Show that given any nine points on a sphere, there is a closed hemisphere that contains six of them. A closed hemiphere is one that contains the equator with respect to the division.
I’m thinking of a positive number less than \(100\). This number has remainder \(1\) when divided by \(3\), it has remainder \(2\) when divided by \(4\), and finally, it leaves remainder \(3\) when divided by \(5\). What number am I thinking of?
I’m thinking of two prime numbers. The first prime number squared is thirty-six more than the second prime number. What’s the second prime number?
We have a very large chessboard, consisting of white and black squares. We would like to place a stain of a specific shape on this chessboard and we know that the area of this stain is less than the area of one square of the chessboard. Show that it is always possible to place the stain in such a way that it does not cover a vertex of any square.

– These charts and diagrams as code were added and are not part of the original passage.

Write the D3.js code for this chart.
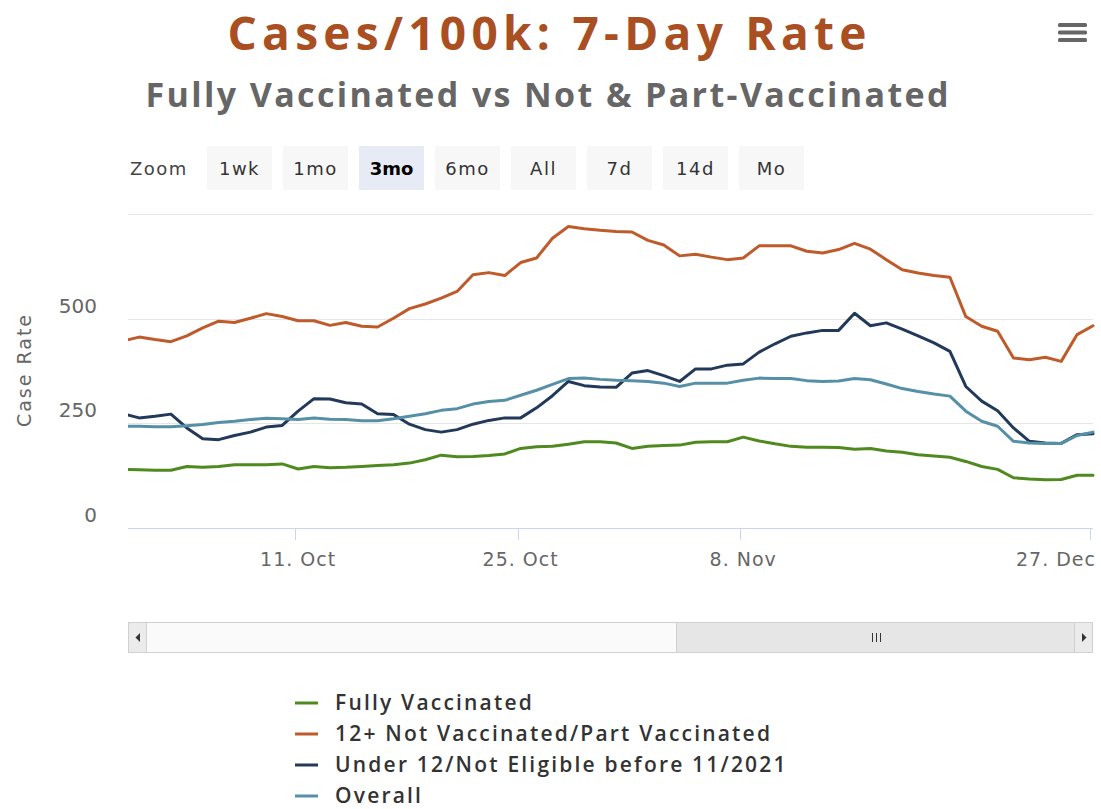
<!DOCTYPE html>
<html>
  <head>
    <meta charset="utf-8">
    <title>Cases/100k: 7-Day Rate</title>
    <script src="https://cdn.jsdelivr.net/npm/d3@7"></script>
    <style>
      body { margin: 0; background: #fff; }
      svg { display: block; }
      text { font-family: "DejaVu Sans", sans-serif; }
    </style>
  </head>
  <body>
    <svg id="chart" width="1101" height="809"></svg>

    <script>
      // data (one point per reported day, ordinal axis: gaps in dates are skipped)
      const seriesNames = [
        "Fully Vaccinated",
        "12+ Not Vaccinated/Part Vaccinated",
        "Under 12/Not Eligible before 11/2021",
        "Overall"
      ];
      const seriesColours = ["#4f8a1f", "#bf5a2a", "#22395a", "#5590a6"];

      const fullyVaccinated = [
        140, 139, 138, 138, 147, 145, 147, 151, 151, 151, 153, 141, 147, 144, 145, 147,
        149, 151, 155, 163, 174, 170, 171, 173, 177, 190, 194, 195, 200, 206, 206, 203,
        190, 195, 197, 198, 205, 206, 206, 217, 208, 201, 195, 193, 193, 192, 188, 190,
        184, 181, 175, 172, 169, 159, 147, 140, 120, 117, 115, 116, 126, 126
      ];
      const notVaccinated = [
        447, 456, 450, 445, 459, 478, 494, 491, 501, 512, 505, 495, 495, 484, 491, 482,
        480, 501, 524, 535, 549, 565, 605, 610, 603, 634, 645, 692, 720, 715, 711, 708,
        707, 687, 676, 650, 654, 647, 641, 645, 674, 674, 674, 661, 657, 665, 680, 666,
        641, 617, 609, 603, 599, 505, 482, 470, 406, 402, 408, 398, 462, 483
      ];
      const under12 = [
        273, 263, 267, 272, 239, 213, 211, 221, 229, 241, 245, 279, 309, 308, 299, 296,
        273, 271, 248, 235, 229, 235, 248, 257, 263, 263, 287, 316, 350, 340, 337, 336,
        370, 376, 364, 350, 380, 380, 389, 392, 420, 440, 458, 466, 472, 472, 513, 483,
        490, 475, 459, 442, 422, 338, 303, 280, 239, 207, 203, 202, 223, 225
      ];
      const overall = [
        243, 243, 242, 242, 244, 247, 252, 255, 259, 262, 261, 259, 263, 260, 259, 256,
        256, 261, 267, 273, 281, 285, 296, 302, 305, 317, 329, 343, 357, 358, 355, 353,
        352, 350, 346, 338, 346, 346, 346, 353, 358, 357, 357, 352, 350, 351, 357, 354,
        344, 333, 326, 320, 315, 279, 255, 243, 207, 203, 202, 202, 221, 229
      ];

      const tickIndex = [11, 25, 39, 61];
      const tickLabels = ["11. Oct", "25. Oct", "8. Nov", "27. Dec"];
      const yTicks = [0, 250, 500, 750];
      const zoomButtons = ["1wk", "1mo", "3mo", "6mo", "All", "7d", "14d", "Mo"];
      const selectedButton = "3mo";

      const series = [fullyVaccinated, notVaccinated, under12, overall];

      // layout
      const svg = d3.select("#chart");
      const plot = { left: 128, right: 1093, top: 214, bottom: 528 };

      // titles (width stretched by spacing to match the wider original face)
      svg.append("text")
        .attr("x", 547).attr("y", 50)
        .attr("text-anchor", "middle")
        .attr("textLength", 639)
        .attr("lengthAdjust", "spacing")
        .style("font-family", "'Open Sans', sans-serif")
        .style("font-weight", 700)
        .style("font-size", "46px")
        .style("fill", "#a94f22")
        .text("Cases/100k: 7-Day Rate");

      svg.append("text")
        .attr("x", 547).attr("y", 107)
        .attr("text-anchor", "middle")
        .attr("textLength", 803)
        .attr("lengthAdjust", "spacing")
        .style("font-family", "'Open Sans', sans-serif")
        .style("font-weight", 700)
        .style("font-size", "34px")
        .style("fill", "#666")
        .text("Fully Vaccinated vs Not & Part-Vaccinated");

      // menu icon
      svg.selectAll(".menu")
        .data([0, 1, 2])
      .enter().append("rect")
        .attr("x", 1058).attr("width", 29)
        .attr("y", function(d) { return 23 + d * 7.5; })
        .attr("height", 4).attr("rx", 1.5)
        .style("fill", "#666");

      // zoom buttons
      svg.append("text")
        .attr("x", 130).attr("y", 175)
        .style("font-size", "18px")
        .style("letter-spacing", "1.5px")
        .style("fill", "#444")
        .text("Zoom");

      const buttons = svg.selectAll(".button")
        .data(zoomButtons)
      .enter().append("g")
        .attr("transform", function(d, i) { return "translate(" + (207 + i * 76) + ",146)"; });
      buttons.append("rect")
        .attr("width", 65).attr("height", 44)
        .style("fill", function(d) { return d === selectedButton ? "#e6ebf5" : "#f7f7f7"; });
      buttons.append("text")
        .attr("x", 32.5).attr("y", 29)
        .attr("text-anchor", "middle")
        .style("font-size", "18px")
        .style("letter-spacing", function(d) { return d === selectedButton ? "0px" : "1.5px"; })
        .style("font-weight", function(d) { return d === selectedButton ? 700 : 400; })
        .style("fill", function(d) { return d === selectedButton ? "#000" : "#333"; })
        .text(function(d) { return d; });

      // scales
      const x = d3.scaleLinear()
        .domain([0.3, 61])
        .range([plot.left, plot.right]);
      const y = d3.scaleLinear()
        .domain([0, 750])
        .range([plot.bottom, plot.top]);

      // grid
      svg.append("g")
        .selectAll("line")
        .data(yTicks)
      .enter().append("line")
        .attr("x1", plot.left).attr("x2", plot.right)
        .attr("y1", function(d) { return Math.round(y(d)) + .5; })
        .attr("y2", function(d) { return Math.round(y(d)) + .5; })
        .style("stroke", "#e6e6e6");

      svg.append("g")
        .selectAll("text")
        .data(yTicks.slice(0, 3))
      .enter().append("text")
        .attr("x", 97)
        .attr("y", function(d) { return y(d) - 6; })
        .attr("text-anchor", "end")
        .style("font-size", "20px")
        .style("fill", "#666")
        .text(function(d) { return d; });

      svg.append("text")
        .attr("transform", "translate(31,370) rotate(-90)")
        .attr("text-anchor", "middle")
        .style("font-size", "19px")
        .style("letter-spacing", "2px")
        .style("fill", "#666")
        .text("Case Rate");

      // x axis
      const xAxis = svg.append("g");
      xAxis.append("line")
        .attr("x1", plot.left).attr("x2", plot.right)
        .attr("y1", plot.bottom + .5).attr("y2", plot.bottom + .5)
        .style("stroke", "#ccd6eb");
      xAxis.selectAll(".tick")
        .data(tickIndex)
      .enter().append("line")
        .attr("x1", function(d) { return Math.round(x(d)) - 2.5; })
        .attr("x2", function(d) { return Math.round(x(d)) - 2.5; })
        .attr("y1", plot.bottom).attr("y2", plot.bottom + 12)
        .style("stroke", "#ccd6eb");
      xAxis.selectAll("text")
        .data(tickIndex)
      .enter().append("text")
        .attr("x", function(d, i) { return i === tickIndex.length - 1 ? 1096 : x(d); })
        .attr("y", 566)
        .attr("text-anchor", function(d, i) { return i === tickIndex.length - 1 ? "end" : "middle"; })
        .style("font-size", "19px")
        .style("letter-spacing", "1px")
        .style("fill", "#666")
        .text(function(d, i) { return tickLabels[i]; });

      // lines
      svg.append("clipPath")
        .attr("id", "plotClip")
        .append("rect")
          .attr("x", plot.left).attr("y", plot.top - 5)
          .attr("width", plot.right - plot.left + 2)
          .attr("height", plot.bottom - plot.top + 5);

      const line = d3.line()
        .x(function(d, i) { return x(i); })
        .y(function(d) { return y(d); });

      svg.append("g")
        .attr("clip-path", "url(#plotClip)")
        .selectAll("path")
        .data(series)
      .enter().append("path")
        .attr("d", line)
        .style("fill", "none")
        .style("stroke", function(d, i) { return seriesColours[i]; })
        .style("stroke-width", 3)
        .style("stroke-linejoin", "round")
        .style("stroke-linecap", "round");

      // scrollbar
      const scroll = svg.append("g");
      scroll.append("rect")
        .attr("x", plot.left + .5).attr("y", 622.5)
        .attr("width", plot.right - plot.left - 1).attr("height", 30)
        .style("fill", "#fafafa").style("stroke", "#d0d0d0");
      scroll.append("rect")
        .attr("x", 676.5).attr("y", 622.5)
        .attr("width", 398).attr("height", 30)
        .style("fill", "#e6e6e6").style("stroke", "#d0d0d0");
      [0, 1, 2].forEach(function(k) {
        scroll.append("line")
          .attr("x1", 872.5 + k * 4).attr("x2", 872.5 + k * 4)
          .attr("y1", 633).attr("y2", 642)
          .style("stroke", "#333");
      });
      scroll.append("rect")
        .attr("x", plot.left + .5).attr("y", 622.5)
        .attr("width", 18).attr("height", 30)
        .style("fill", "#ebebeb").style("stroke", "#d0d0d0");
      scroll.append("rect")
        .attr("x", plot.right - 18.5).attr("y", 622.5)
        .attr("width", 18).attr("height", 30)
        .style("fill", "#ebebeb").style("stroke", "#d0d0d0");
      scroll.append("path")
        .attr("d", "M140,633 L140,642 L135.5,637.5 Z")
        .style("fill", "#333");
      scroll.append("path")
        .attr("d", "M1082,633 L1082,642 L1086.5,637.5 Z")
        .style("fill", "#333");

      // legend
      const legend = svg.selectAll(".legendItem")
        .data(seriesNames)
      .enter().append("g")
        .attr("transform", function(d, i) { return "translate(0," + (703 + i * 31) + ")"; });
      legend.append("line")
        .attr("x1", 295).attr("x2", 318)
        .style("stroke", function(d, i) { return seriesColours[i]; })
        .style("stroke-width", 3);
      const legendText = legend.append("text")
        .attr("x", 335).attr("y", 7)
        .style("font-family", "'Open Sans', sans-serif")
        .style("font-size", "21px")
        .style("font-weight", 600)
        .style("fill", "#333")
        .text(function(d) { return d; });
      const widest = legendText.filter(function(d, i) { return i === 1; });
      const spacing = (435 - widest.node().getComputedTextLength()) / (seriesNames[1].length - 1);
      legendText.style("letter-spacing", Math.max(0, spacing) + "px");
    </script>
  </body>
</html>
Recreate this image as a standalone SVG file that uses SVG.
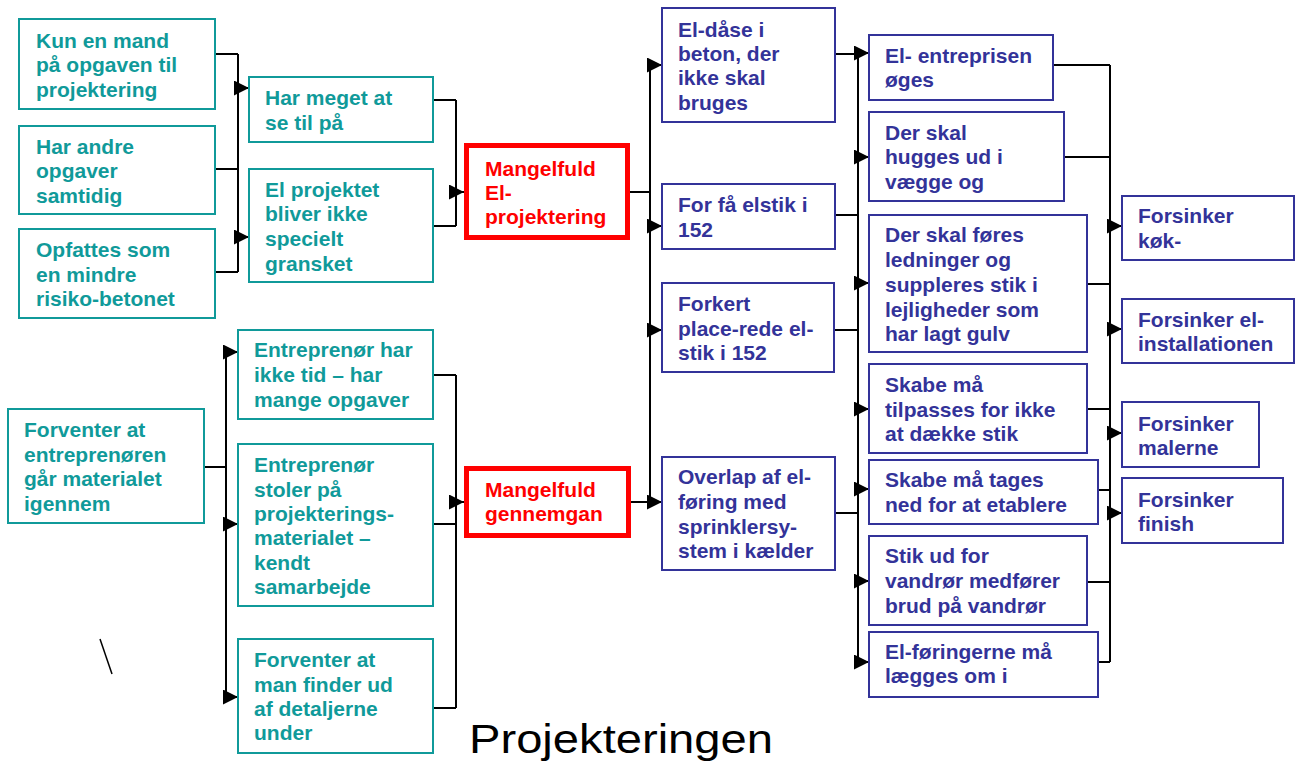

Does the equation \(9^n+9^n+9^n=3^{2025}\) have any integer solutions?
Mark one card with a \(1\), two cards with a \(2\), ..., fifty cards with a \(50\). Put these \(1+2+...+50=1275\) cards into a box and shuffle them. How many cards do you need to take from the box to be certain that you will have taken at least \(10\) cards with the same mark?
For every pair of integers \(a\),
\(b\), we define an operator \(a\otimes b\) with the following three
properties.
1. \(a\otimes a=a+2\);
2. \(a\otimes b = b\otimes a\);
3. \(\frac{a\otimes(a+b)}{a\otimes
b}=\frac{a+b}{b}.\)
Calculate \(8\otimes5\).
During a tournament with six players, each player plays a match against each other player. At each match there is a winner; ties do not occur. A journalist asks five of the six players how many matches each of them has won. The answers given are \(4\), \(3\), \(2\), \(2\) and \(2\). How many matches have been won by the sixth player?
Let \(n\) be an integer (positive or negative). Find all values of \(n\), for which \(n\) is \(4^{\frac{n-1}{n+1}}\) an integer.
Klein tosses \(n\) fair coins and Möbius tosses \(n+1\) fair coins. What’s the probability that Möbius gets more heads than Klein? (Note that a fair coin is one that comes up heads half the time, and comes up tails the other half of the time).